Муж хозяйки мотеля — худой, молчаливый, застенчивый верзила по имени Дан — настоящий янки, как говорит Джойс. Ведь предки его — пионеры, приехали в эту страну, когда она была еще совсем дикой. Может быть, говорит, смеясь, Джойс, у Дана есть и индейская кровь. Дан слушает, улыбается застенчиво и, как всегда, молчит. Только к вечеру, когда он тяжелеет от дринков — рюмок спиртного и банок пива — становится не только веселым, но и разговорчивым.
Вечером наш мотель действительно напоминает колониальный двор. Тепло, все сидят на стульях на улице, пьют бесплатно кофе и чай хозяйки, разговаривают: чуть в стороне приятели Мишел, дети семей, которые живут сейчас в мотеле, собрались в кружок. Звенит американская гитара, поются какие-то кантри — народные песни. На небе горят большие звезды, а мимо по улице-шоссе Бульвар Ниагарских водопадов бесконечным бесшумным потоком мчатся в обе стороны нескончаемые вереницы машин.
Кроме меня здесь живут еще две семьи — муж и жена из Южной Кореи и молодая, на последнем месяце беременности женщина из Канады, которая со своей сестричкой отдыхает здесь, собираясь 6 сентября уехать обратно к себе в Торонто. Хозяйка страшно горда тем, что у нее живет русский, говорит об этом всем постояльцам и считает, что открыла у себя филиал ООН: корейцы, русский, канадка, ирландка и янки.
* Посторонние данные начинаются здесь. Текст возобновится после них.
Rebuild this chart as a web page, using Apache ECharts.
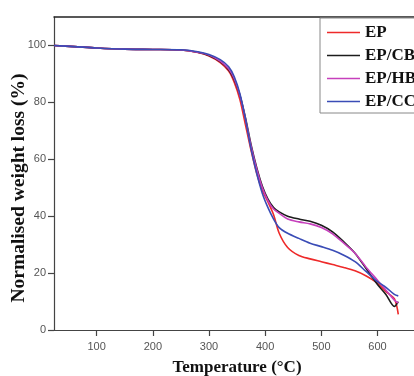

…Здания университета Буффало расположены в различных местах города. Главное и самое красивое место — огромная территория, состоящая из холмов, озер и рощ, на которой расположены странные здания современной архитектуры, похожие издали, в зависимости от освещения, то на воздушные храмы, то на живописные развалины. Я говорю издали, потому что большую часть времени на такие здания смотрел именно издалека. Планировка всех промышленных объектов, как и вообще современных предприятий индустрии в США (назвать их заводами язык не поворачивается), решена весьма свободно. Между зданиями оставляются огромные площади тщательно сохраненных или заново созданных лугов, рощ и озер. Особенно этот прием применяется в постройке университетов, где подчас из одного здания в другое лучше ехать на машине или велосипеде. Поэтому, когда ты видишь наши советские предприятия такого же типа, где здания максимально приближены друг к другу для экономии площади, к сожалению, складывается впечатление, что это у нас земля очень дорого стоит, как частная собственность, а в Америке — государственная и ничего не стоит.
Но помещения, где находятся геологический факультет и факультет естественных наук, расположены, к сожалению, чуть в стороне от новой зоны университета, застроенной по принципам свободной планировки. Это большие одноэтажные плоские коробки, стоящие посреди огромных асфальтированных площадей, заполненных машинами. Никто не следит за внешним видом этих автомобилей, поэтому многие из них, особенно машины студентов — ржавые, с дырами в крыльях, мятые, но шины и свет у них всегда в полном порядке. Ведь техосмотр здесь два раза в год.
— Игор, — сказал в первый же день Берни. — Чет, который сейчас на совещании, и я решили, что ты должен иметь машину, без нее нельзя. Арендовать ее слишком дорого, поэтому мы нашли тебе подержанную машину, которую ты должен купить. Это «форд» 1976 года под названием «пинто». Пинто — это порода лошадей. Форд любит называть свои машины лошадиными именами. Ему кажется, что при этом хозяин машины чувствует себя как бы наездником, ковбоем. Вспомните, «мустанг», «бронк» — это тоже лошади.